• _RECORDED DATA_:

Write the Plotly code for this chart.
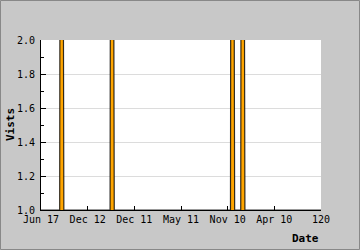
import plotly.graph_objects as go

# data: x positions in axis units (tick index), visits
x_vals = [0.0, 0.40, 0.43, 0.49, 1.48, 1.51, 1.57, 4.06, 4.09, 4.15, 4.28, 4.31, 4.37, 6.0]
visits = [1, 1, 8, 1, 1, 8, 1, 1, 8, 1, 1, 8, 1, 1]
tick_vals = [0, 1, 2, 3, 4, 5, 6]
tick_text = ["Jun 17", "Dec 12", "Dec 11", "May 11", "Nov 10", "Apr 10", "120"]
y_ticks = [1.0, 1.2, 1.4, 1.6, 1.8, 2.0]

L, R, T, B = 41, 39, 40, 40
W, H = 360, 250
pw, ph = W - L - R, H - T - B
font = "DejaVu Sans Mono"

fig = go.Figure()
fig.add_trace(go.Scatter(
    x=x_vals, y=visits, mode="lines", fill="tozeroy",
    fillcolor="#ffa500", line=dict(color="rgba(0,0,0,0.8)", width=1.2),
    hoverinfo="skip", showlegend=False))

fig.update_layout(
    width=W, height=H, margin=dict(l=L, r=R, t=T, b=B),
    paper_bgcolor="#c8c8c8", plot_bgcolor="white",
    font=dict(family=font, size=10, color="black"),
    xaxis=dict(range=[0, 6], tickvals=tick_vals, ticktext=tick_text,
               ticks="inside", ticklen=4, tickcolor="black", automargin=False,
               showgrid=False, zeroline=False, showline=True,
               linecolor="black", linewidth=1, tickfont=dict(family=font, size=10)),
    yaxis=dict(range=[1, 2], tickvals=y_ticks, ticktext=["%.1f" % v for v in y_ticks],
               ticks="inside", ticklen=5, tickcolor="black", automargin=False,
               ticklabelstandoff=3,
               minor=dict(dtick=0.1, tick0=1.0, ticks="inside", ticklen=3, tickcolor="black", showgrid=False),
               showgrid=True, gridcolor="#dcdcdc", zeroline=False, showline=True,
               linecolor="black", linewidth=1, tickfont=dict(family=font, size=10)),
)
fig.add_annotation(text="<b>Vists</b>", xref="paper", yref="paper", x=(10 - L) / pw, y=0.5,
                   xanchor="center", yanchor="middle", textangle=-90, showarrow=False,
                   font=dict(family=font, size=11))
fig.add_annotation(text="<b>Date</b>", xref="paper", yref="paper", x=1.0, y=-0.12,
                   xanchor="right", yanchor="top", showarrow=False,
                   font=dict(family=font, size=11))
fig.add_shape(type="rect", xref="paper", yref="paper",
              x0=(-L + 0.5) / pw, x1=(W - L - 0.5) / pw,
              y0=(-B + 0.5) / ph, y1=(H - B - 0.5) / ph,
              line=dict(color="#888888", width=1), fillcolor="rgba(0,0,0,0)", layer="above")
fig.write_html("out.html")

• _REQUIRED TASK_: Repeat the material above in full and exactly, omitting the pictures.

• _SOLUTION TO THE PROBLEM_:
Write the Plotly code for this chart.
import plotly.graph_objects as go

# data: x positions in axis units (tick index), visits
x_vals = [0.0, 0.40, 0.43, 0.49, 1.48, 1.51, 1.57, 4.06, 4.09, 4.15, 4.28, 4.31, 4.37, 6.0]
visits = [1, 1, 8, 1, 1, 8, 1, 1, 8, 1, 1, 8, 1, 1]
tick_vals = [0, 1, 2, 3, 4, 5, 6]
tick_text = ["Jun 17", "Dec 12", "Dec 11", "May 11", "Nov 10", "Apr 10", "120"]
y_ticks = [1.0, 1.2, 1.4, 1.6, 1.8, 2.0]

L, R, T, B = 41, 39, 40, 40
W, H = 360, 250
pw, ph = W - L - R, H - T - B
font = "DejaVu Sans Mono"

fig = go.Figure()
fig.add_trace(go.Scatter(
    x=x_vals, y=visits, mode="lines", fill="tozeroy",
    fillcolor="#ffa500", line=dict(color="rgba(0,0,0,0.8)", width=1.2),
    hoverinfo="skip", showlegend=False))

fig.update_layout(
    width=W, height=H, margin=dict(l=L, r=R, t=T, b=B),
    paper_bgcolor="#c8c8c8", plot_bgcolor="white",
    font=dict(family=font, size=10, color="black"),
    xaxis=dict(range=[0, 6], tickvals=tick_vals, ticktext=tick_text,
               ticks="inside", ticklen=4, tickcolor="black", automargin=False,
               showgrid=False, zeroline=False, showline=True,
               linecolor="black", linewidth=1, tickfont=dict(family=font, size=10)),
    yaxis=dict(range=[1, 2], tickvals=y_ticks, ticktext=["%.1f" % v for v in y_ticks],
               ticks="inside", ticklen=5, tickcolor="black", automargin=False,
               ticklabelstandoff=3,
               minor=dict(dtick=0.1, tick0=1.0, ticks="inside", ticklen=3, tickcolor="black", showgrid=False),
               showgrid=True, gridcolor="#dcdcdc", zeroline=False, showline=True,
               linecolor="black", linewidth=1, tickfont=dict(family=font, size=10)),
)
fig.add_annotation(text="<b>Vists</b>", xref="paper", yref="paper", x=(10 - L) / pw, y=0.5,
                   xanchor="center", yanchor="middle", textangle=-90, showarrow=False,
                   font=dict(family=font, size=11))
fig.add_annotation(text="<b>Date</b>", xref="paper", yref="paper", x=1.0, y=-0.12,
                   xanchor="right", yanchor="top", showarrow=False,
                   font=dict(family=font, size=11))
fig.add_shape(type="rect", xref="paper", yref="paper",
              x0=(-L + 0.5) / pw, x1=(W - L - 0.5) / pw,
              y0=(-B + 0.5) / ph, y1=(H - B - 0.5) / ph,
              line=dict(color="#888888", width=1), fillcolor="rgba(0,0,0,0)", layer="above")
fig.write_html("out.html")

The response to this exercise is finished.